According to Jennifer Ludden with Wisconsin Public Radio, if she wanted to stay, she was told her rent would be $500 higher. "They're forcing homelessness," she says. "Married couples are having to split because they don't have anywhere to go together."

Dickerson negotiated to stay put and pay only $200 more a month, but if rents rise again when the lease is up next year, she doesn't know what she'll do. "I was going to go back to Nashville, and when I saw the rent in Nashville, because that's my home, I love Nashville, it broke my heart."

Dickerson is part of a vibrant tenants' rights movement that has revived a push for rent control, fueled by anger and desperation after years of rent hikes that have outpaced wages and inflation. This month, voters in Florida, Maine and California approved ballot measures to impose or tighten caps on rent hikes.

This expansion is happening despite years of research that shows rent control can actually reduce the overall amount of affordable housing, and may not help those who need it most. But supporters say solutions for the housing crisis take years to play out, and people at risk of eviction or even homelessness need help now.

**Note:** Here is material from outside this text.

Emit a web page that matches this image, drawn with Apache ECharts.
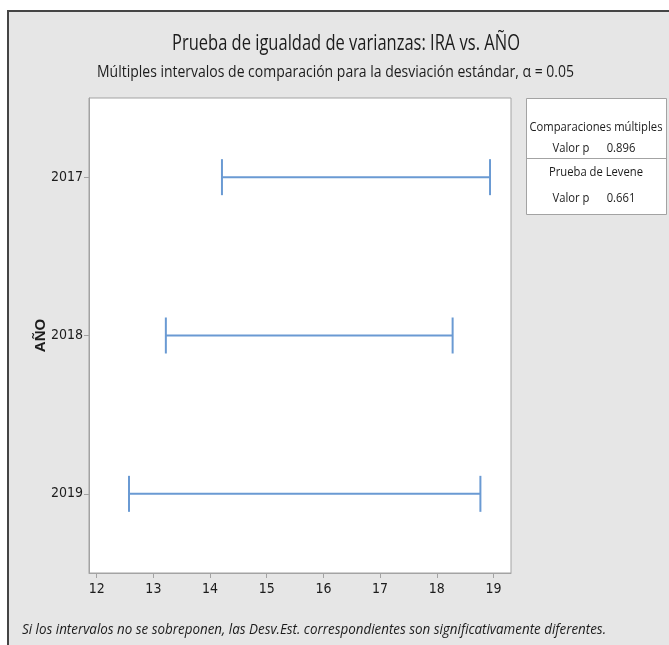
<!DOCTYPE html>
<html>
<head>
<meta charset="utf-8">
<script src="https://cdn.jsdelivr.net/npm/echarts@6/dist/echarts.min.js"></script>
<style>
html,body{margin:0;padding:0;background:#fff;}
#chart{width:669px;height:645px;}
</style>
</head>
<body>
<div id="chart"></div>
<script>
const years = ['2017', '2018', '2019'];
const lower = [14.21, 13.22, 12.57];
const upper = [18.94, 18.28, 18.77];
const xTicks = [12, 13, 14, 15, 16, 17, 18, 19];
const titleText = 'Prueba de igualdad de varianzas: IRA vs. AÑO';
const subText = 'Múltiples intervalos de comparación para la desviación estándar, α = 0.05';
const footText = 'Si los intervalos no se sobreponen, las Desv.Est. correspondientes son significativamente diferentes.';
const legendLines = ['Comparaciones múltiples', 'Valor p', '0.896', 'Prueba de Levene', 'Valor p', '0.661'];

const BASE = "'Open Sans', 'Noto Sans', sans-serif";
const AXFONT = "'DejaVu Sans Condensed', 'Noto Sans', sans-serif";
const LINE = '#6a9ad3';
const AX = '#a3a3a3';
const TXT = '#1c1c1c';

const mctx = document.createElement('canvas').getContext('2d');
function fit(text, font, target) {
  mctx.font = font;
  return target / mctx.measureText(text).width;
}

const fTitle = "21px " + BASE;
const fSub = "16px " + BASE;
const fFoot = "italic 15px " + BASE;
const fLeg = "13px " + BASE;
const sTitle = fit(titleText, fTitle, 348);
const sSub = fit(subText, fSub, 477);
const sFoot = fit(footText, fFoot, 584);
const sLeg = fit(legendLines[0], fLeg, 133);

function txt(text, font, x, y, sx, align) {
  return {type: 'text', z: 6, x: x, y: y, scaleX: sx,
    style: {text: text, font: font, fill: TXT, align: align || 'center', verticalAlign: 'middle'}};
}

const chart = echarts.init(document.getElementById('chart'), null, {renderer: 'canvas'});
const data = years.map((y, i) => [i, lower[i], upper[i]]);

const option = {
  backgroundColor: '#ffffff',
  animation: false,
  graphic: [
    {type: 'rect', z: -10, shape: {x: 8, y: 11, width: 680, height: 660},
     style: {fill: '#e6e6e6', stroke: '#454545', lineWidth: 2}},
    txt(titleText, fTitle, 346, 44, sTitle),
    txt(subText, fSub, 335.5, 72, sSub),
    {type: 'rect', z: 5, shape: {x: 526.5, y: 98.5, width: 140, height: 116},
     style: {fill: '#ffffff', stroke: AX, lineWidth: 1}},
    {type: 'line', z: 6, shape: {x1: 527, y1: 158.5, x2: 666, y2: 158.5}, style: {stroke: AX, lineWidth: 1}},
    txt(legendLines[0], fLeg, 596, 127, sLeg),
    txt(legendLines[1], fLeg, 571, 148, sLeg),
    txt(legendLines[2], fLeg, 621, 148, sLeg),
    txt(legendLines[3], fLeg, 596, 172, sLeg),
    txt(legendLines[4], fLeg, 571, 198, sLeg),
    txt(legendLines[5], fLeg, 621, 198, sLeg),
    txt(footText, fFoot, 22, 630, sFoot, 'left')
  ],
  grid: {
    left: 89, top: 98, width: 422, height: 475,
    show: true, backgroundColor: '#ffffff', borderColor: AX, borderWidth: 1,
    containLabel: false
  },
  xAxis: {
    type: 'value', min: 11.864, max: 19.31,
    splitLine: {show: false},
    axisLine: {show: true, onZero: false, lineStyle: {color: AX}},
    axisTick: {show: true, length: 5, lineStyle: {color: AX}, customValues: xTicks},
    axisLabel: {color: TXT, fontSize: 14, fontFamily: AXFONT, margin: 9, customValues: xTicks}
  },
  yAxis: {
    type: 'category', data: years, inverse: true,
    name: 'AÑO', nameLocation: 'middle', nameRotate: 90, nameGap: 41,
    nameMoveOverlap: false,
    nameTextStyle: {fontFamily: "'Liberation Sans', Arial, sans-serif", fontWeight: 'bold', fontSize: 15, color: TXT},
    axisLine: {show: true, lineStyle: {color: AX}},
    axisTick: {show: true, alignWithLabel: true, length: 5, lineStyle: {color: AX}},
    axisLabel: {color: TXT, fontSize: 14, fontFamily: AXFONT, margin: 6},
    splitLine: {show: false}
  },
  series: [{
    type: 'custom',
    data: data,
    encode: {x: [1, 2], y: 0},
    renderItem: function (params, api) {
      const idx = api.value(0);
      const lo = api.coord([api.value(1), idx]);
      const hi = api.coord([api.value(2), idx]);
      const h = 18;
      const st = {stroke: LINE, lineWidth: 2};
      return {type: 'group', children: [
        {type: 'line', shape: {x1: lo[0], y1: lo[1], x2: hi[0], y2: hi[1]}, style: st},
        {type: 'line', shape: {x1: lo[0], y1: lo[1] - h, x2: lo[0], y2: lo[1] + h}, style: st},
        {type: 'line', shape: {x1: hi[0], y1: hi[1] - h, x2: hi[0], y2: hi[1] + h}, style: st}
      ]};
    }
  }]
};
chart.setOption(option);
</script>
</body>
</html>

To that end, Dickerson recently joined dozens of other tenants from around the country who converged on Washington, D.C., to lobby Biden administration domestic and economic policy officials.

In addition to strengthening tenant protections, the group has suggested an executive order to set rent caps on federally backed mortgages and subsidized housing. "We need universal rent controls in this country, and we actually need the federal government to champion them," says Tara Raghuveer of the advocacy group People's Action, which organized the trip.

Raghuveer argues that federal action is needed because many states largely ban cities from enacting rent control, though often with exceptions and possible workarounds. She also cites the growing share of housing bought by institutional investors.

"They own properties in Kentucky and Missouri and Illinois and California, and therefore they need to be regulated by federal law," she says. It's not clear the Biden administration agrees with that, or would have such legal authority. But more states and cities are debating rent control and taking action.